Si erano conosciuti proprio al Csm. Un rapporto altalenante, il loro: figlio della sofferenza e parente stretto di due culture diverse. Si erano sposati con rito islamico lo scorso 30 marzo. La dote – si legge nella dichiarazione di matrimonio – è stata fissata in un “anello d’oro”. E in calce la scritta a mano “La fedeltà per tutta la vita”. Da quei giorni qualche cosa è cambiato in lui. Quel matrimonio – spiegano Mauro Asquini e Valentina Pera, rispettivamente responsabile del Csm e medico curante di Giulia Candusso – è stato come una miccia. «Yassin è cambiato. La conflittualità è aumentata. Lui riteneva che Giulia fosse diventata quasi un suo oggetto. Pretendeva da lei regole e comportamenti da cultura islamica. Lei aveva percepito questi rischi e si stava un po’ chiudendo. Lui insisteva per sposarla in municipio anche con rito civile. Lei, forse, dapprima aveva accettato, ma in questi ultimi giorni aveva pensato di dirgli di no».
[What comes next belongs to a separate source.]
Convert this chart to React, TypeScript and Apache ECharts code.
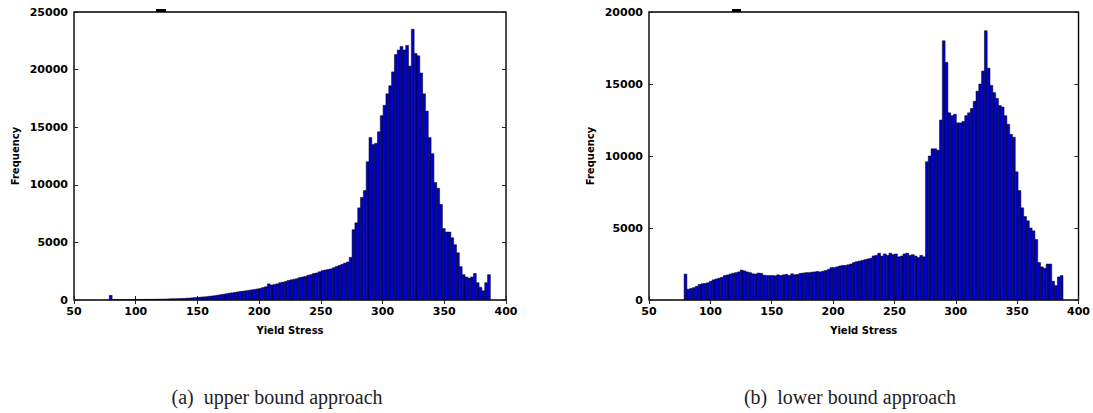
import React, { useEffect, useRef } from "react";
import * as echarts from "echarts";

// Histogram bins (Yield Stress), shared by both panels
const BIN_START = 78.6;
const BIN_WIDTH = 2.287;

// (a) upper bound approach — frequency per bin
const upperCounts: number[] = [
  400,
  30, 30, 35, 35, 40, 40, 40, 45, 45, 50, 50, 55, 55, 60, 60, 65, 70, 75, 80, 90,
  100, 110, 110, 120, 130, 140, 160, 170, 190, 210,
  220, 250, 270, 290, 320, 350, 380, 420, 460, 500,
  540, 590, 620, 660, 700, 740, 770, 800, 840, 880,
  920, 960, 1000, 1080, 1150, 1400, 1300, 1350, 1400, 1500,
  1550, 1600, 1700, 1750, 1800, 1850, 1950, 2000, 2050, 2150,
  2200, 2300, 2350, 2450, 2550, 2600, 2650, 2700, 2800, 2900,
  3000, 3100, 3200, 3300, 3700,
  6100, 6700, 8000, 8900, 9500, 12000, 14100, 13500, 13600, 14600, 16000, 16900, 17900, 18600, 19800, 21300, 21700, 22000, 21700, 22100, 20300,
  23500,
  21400, 21200, 19700, 17900, 16400, 14100, 12700, 10200, 9700, 8300, 6200, 5900, 5900, 5400, 4800, 4100, 2900, 2200, 2000, 1900, 2000, 2300, 1500, 1100, 800, 1500, 2200,
];

// (b) lower bound approach — frequency per bin
const lowerCounts: number[] = [
  1800,
  750, 800, 860, 950, 1080, 1130, 1150, 1200, 1300, 1400,
  1460, 1520, 1580, 1700, 1740, 1800, 1860, 1900, 1950, 2080,
  2020, 1950, 1900, 1820, 1800, 1870, 1850, 1720, 1700, 1700,
  1700, 1680, 1750, 1700, 1750, 1780, 1700, 1820, 1750, 1780,
  1850, 1870,
  1900, 1900, 1930, 1950, 1980, 1950, 2000, 2050, 2130, 2250,
  2250, 2300, 2360, 2400, 2400, 2450, 2500, 2600, 2660, 2700,
  2750, 2800, 2850, 2900, 3060, 3100, 3250, 3050, 3200, 3100,
  3250, 3150, 3200, 3000, 3050, 3200, 3250, 3100, 3150, 3050,
  2950, 3100, 3000,
  9600, 10000, 10500, 10500, 10400, 12500,
  18000,
  16500, 13000, 12800, 12900, 12300, 12300, 12400, 12800, 13000, 13300, 13800, 14500, 15000, 15900,
  18700,
  16100, 14900, 14400, 14000, 13500, 13400, 12800, 12200, 11500, 11300, 8900, 7600, 6400, 5800, 5500, 5000, 4800, 4200, 2600, 2300, 2200, 2500, 2500, 1300, 1000, 1600, 1700,
];

const X_MIN = 50;
const X_MAX = 400;
const X_INTERVAL = 50;
const UPPER_Y_MAX = 25000;
const LOWER_Y_MAX = 20000;
const Y_INTERVAL = 5000;

const X_NAME = "Yield Stress";
const Y_NAME = "Frequency";
const CAPTION_A = "(a)  upper bound approach";
const CAPTION_B = "(b)  lower bound approach";

const toBins = (counts: number[]) =>
  counts.map((c, i) => [BIN_START + i * BIN_WIDTH, BIN_START + (i + 1) * BIN_WIDTH, c]);

const FONT = "DejaVu Sans";

export default function App() {
  const ref = useRef<HTMLDivElement>(null);

  useEffect(() => {
    if (!ref.current) return;
    const chart = echarts.init(ref.current, null, { renderer: "svg" });

    const gridBase = { top: 12, width: 432, height: 288, show: true, borderColor: "#000", borderWidth: 1.4, backgroundColor: "transparent" };
    const grids = [
      { ...gridBase, left: 74 },
      { ...gridBase, left: 649 },
    ];

    const plain = (v: number) => String(v);
    const tickLabel = { fontFamily: FONT, fontWeight: "bold", fontSize: 11, color: "#000", formatter: plain } as any;
    const nameStyle = { fontFamily: FONT, fontWeight: "bold", fontSize: 10, color: "#000" } as any;
    const noLine = { show: false };
    const innerTick = { show: true, inside: true, length: 4, lineStyle: { color: "#222", width: 1 } };

    const xAxes: any[] = [];
    const yAxes: any[] = [];
    [0, 1].forEach((g) => {
      xAxes.push({
        type: "value", gridIndex: g, position: "bottom", min: X_MIN, max: X_MAX, interval: X_INTERVAL,
        name: X_NAME, nameLocation: "middle", nameGap: 25, nameTextStyle: nameStyle,
        axisLine: noLine, axisTick: innerTick, splitLine: { show: false },
        axisLabel: { ...tickLabel, margin: 6 },
      });
      xAxes.push({
        type: "value", gridIndex: g, position: "top", min: X_MIN, max: X_MAX, interval: X_INTERVAL,
        axisLine: noLine, axisTick: innerTick, splitLine: { show: false },
        axisLabel: { show: false },
      });
      const ymax = g === 0 ? UPPER_Y_MAX : LOWER_Y_MAX;
      yAxes.push({
        type: "value", gridIndex: g, position: "left", min: 0, max: ymax, interval: Y_INTERVAL,
        name: Y_NAME, nameLocation: "middle", nameGap: 54, nameTextStyle: nameStyle,
        axisLine: noLine, axisTick: innerTick, splitLine: { show: false },
        axisLabel: { ...tickLabel, margin: 6 },
      });
      yAxes.push({
        type: "value", gridIndex: g, position: "right", min: 0, max: ymax, interval: Y_INTERVAL,
        axisLine: noLine, axisTick: innerTick, splitLine: { show: false },
        axisLabel: { show: false },
      });
    });

    const renderItem = (params: any, api: any) => {
      const x0 = api.value(0);
      const x1 = api.value(1);
      const h = api.value(2);
      const p0 = api.coord([x0, 0]);
      const p1 = api.coord([x1, h]);
      return {
        type: "rect",
        shape: { x: p0[0], y: p1[1], width: p1[0] - p0[0], height: p0[1] - p1[1] },
        style: { fill: "#0000cc", stroke: "#000", lineWidth: 0.5 },
      };
    };

    chart.setOption({
      animation: false,
      backgroundColor: "#fff",
      grid: grids,
      xAxis: xAxes,
      yAxis: yAxes,
      series: [
        {
          type: "custom", xAxisIndex: 0, yAxisIndex: 0, renderItem,
          encode: { x: [0, 1], y: 2 }, data: toBins(upperCounts), clip: true,
        },
        {
          type: "custom", xAxisIndex: 2, yAxisIndex: 2, renderItem,
          encode: { x: [0, 1], y: 2 }, data: toBins(lowerCounts), clip: true,
        },
      ],
      graphic: [
        { type: "rect", left: 156, top: 9, shape: { width: 10, height: 3 }, style: { fill: "#000" } },
        { type: "rect", left: 732, top: 9, shape: { width: 9, height: 3 }, style: { fill: "#000" } },
        {
          type: "text", x: 277, y: 397,
          style: { text: CAPTION_A, fontFamily: "Liberation Serif", fontSize: 20, fill: "#222", align: "center", verticalAlign: "middle" },
        },
        {
          type: "text", x: 850, y: 397,
          style: { text: CAPTION_B, fontFamily: "Liberation Serif", fontSize: 20, fill: "#222", align: "center", verticalAlign: "middle" },
        },
      ],
    });

    return () => chart.dispose();
  }, []);

  return (
    <div
      ref={ref}
      style={{ position: "fixed", left: 0, top: 0, width: 1093, height: 413, background: "#fff" }}
    />
  );
}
Quel “no” forse è stato deciso l’altro ieri in un incessante tam tam di telefonate tra i due. Quel “no” forse ha amplificato la sofferenza di Yassin trasformandola dal male di vivere nel desiderio di distruggere “l’oggetto del desiderio”. La dottoressa Pera esclude un nesso di causa-effetto tra la sofferenza mentale e l’esplosione di violenza culminata in un delitto brutale. «In questi mesi – spiega – abbiamo lavorato con lui per spiegargli che Giulia pur avendo accettato il rito islamico non intendeva soggiacere a tutte le regole che lui avrebbe voluto imporle. Lui per tutta risposta è diventato ancora più possessivo, geloso, sospettoso. Probabilmente ci ha vissuti come complici di lei nel convincerla a rifiutare il passo del rito civile».
Già, ma è lecito corretto parlare allora di un delitto che ha più una matrice culturale che psicopatologica legata allo stato di sofferenza di un uomo in cura da circa dieci anni? Sia Asquini che la Pera non hanno dubbi nel ritenere che la vera molla dell’esplosione omicida si sia nutrita principalmente del disagio culturale di Yassin che voleva accanto a sè una Giulia remissiva, obbediente, deferente, silente. Una donna della sua cultura, probabilmente. Eppure, non tutti la pensano così. Milena, che lavora in un piccolo supermercato di Osoppo, sostiene senza mezzi termini che Yassin è stato lasciato solo dal Csm, che da tempo soffriva parecchio e che aveva già avuto terribili crisi violente. «Sentiva delle voci, soffriva, ma al Centro non lo hanno aiutato a sufficienza. Io - dice ancora – l’ho conosciuto come un uomo educato, galante, inghiottito nella malattia anche da problemi di lavoro». Secca la replica della dottoressa Pera: «Spesso abbiamo bisogno di dare delle colpe per non ammettere che ci sono anche persone cattive».